Jason accepted the challenge, without too much of a second thought. Immediately he began to prepare and to gather his crew of brave men who were willing to join him on this daring adventure.
Many challenges lay ahead, which would take too long to tell. Very nearly he failed altogether. But in the end, the sorceress Medea took pity on him (or, a fancy to him?) and came to his aide. Thanks to her magic he succeeded and returned triumphantly, not only with the Golden Fleece but also with Medea as his wife.
The story is a real hero story: here we have the unrecognized champion, who despite being born a noble, has to brave great challenges before he can take his rightful place. The outcome is by no means certain but aided by a female ally, he eventually succeeds.
Happy End – you might think.
But there is another twist. Drunk with glory, he failed to acknowledge those who fought by his side and helped him to succeed. In particular, he failed to acknowledge and honor the power of his female ally, Medea. Without her, he would never have been victorious! But with his chest full of pride he abandoned her for a younger and more beautiful wife. Alas, Medea did not take kindly to being betrayed in this way and in her rage she killed their children and left Iolkos.

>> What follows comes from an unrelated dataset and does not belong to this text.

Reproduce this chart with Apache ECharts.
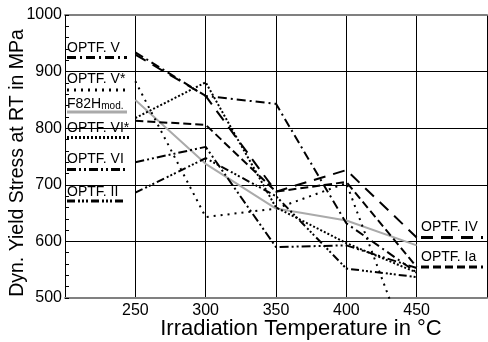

The lesson that the hero must learn is that no man can overcome great challenges alone. Even a hero depends on his allies and supporters. It is not HIS glory that matters, but the deed itself: the fact that he was willing to face any danger for the sake of his country and his family. So, paradoxically, his glory lis tied to his ability to sacrifice his ego, rather than to glorify it.
Aries is a brave and courageous sign, but must recognize, that he is not the only actor in the play. He must not only earn the respect of others but also to keep it. That is to say, he must be careful not to step on the toes of those who helped him achieve his goals.